This type of gut bacteria may cause bowel cancer

The microbiome is a community of microorganisms, bacteria in this case, that occur naturally in the body.

There is increasing evidence that the make-up of the microbiome plays a role in human health and the body’s susceptibility to disease.

The human gut microbiome, which contains approximately three trillion bacteria, aids digestion and provides protection against infections.

It is determined by a person’s individual genetic makeup and their environment, so is unique to each person.

It also remains relatively stable across a person’s life, unless it is affected by antibiotics, an illness or a change of diet, among other things.

In a recent study from the University of Bristol and elsewhere, researchers found people who have a certain type of bacteria in their guts may be at greater risk of developing bowel cancer.

They found that the presence of an unclassified type of bacteria from a bacterial group called Bacteroidales could increase the risk of bowel cancer by between 2-15%.

This means that, on average, people with this type of bacteria within their gut may have a slightly higher risk of bowel cancer compared to those who don’t.

The findings support previous studies that have shown that Bacteroidales bacteria are more likely to be present, and in larger quantities, in individuals with bowel cancer compared to those without the disease.

The study was presented at the 2019 NCRI Cancer Conference. One author is Dr.
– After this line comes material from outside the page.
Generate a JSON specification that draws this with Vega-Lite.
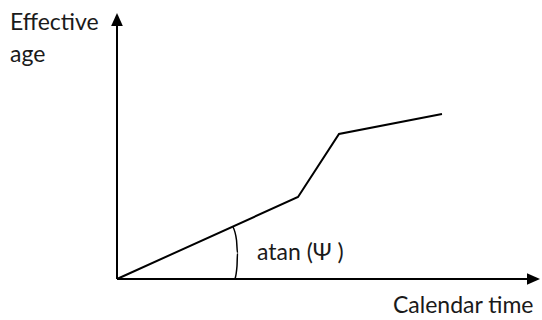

Kaitlin Wade.

This the first study using a technique called Mendelian randomization to examine the causal role played by bacteria in the development of bowel cancer.

The technique uses complex statistical analysis of data from large populations to provide evidence for cause and effect, rather than just the existence of an association.

The team used people’s natural, randomly inherited genetic variations, which alter levels of bacteria within the gut microbiome in a way that mimics a randomized trial, to see whether people with different genetic makeup and therefore different gut microbiome profiles have a different risk of colorectal cancer.

They used data from 3,890 people taking part in the Flemish Gut Flora Project, the German Food Chain Plus study and the PopGen study, and 120,328 people in the international Genetics and Epidemiology of Colorectal Cancer Consortium.

They found that people with an unclassified type of bacteria from the Bacteroidales group had a higher risk of bowel cancer compared to people who did not have these bacteria.

The findings need to be replicated by other studies using different sets of data and methods before the implications for human health could be fully understood.

This is one of the first studies to use the methods to provide insights into the reasons for the postulated and plausible—but largely unproven—links between the microbiome and bowel cancer.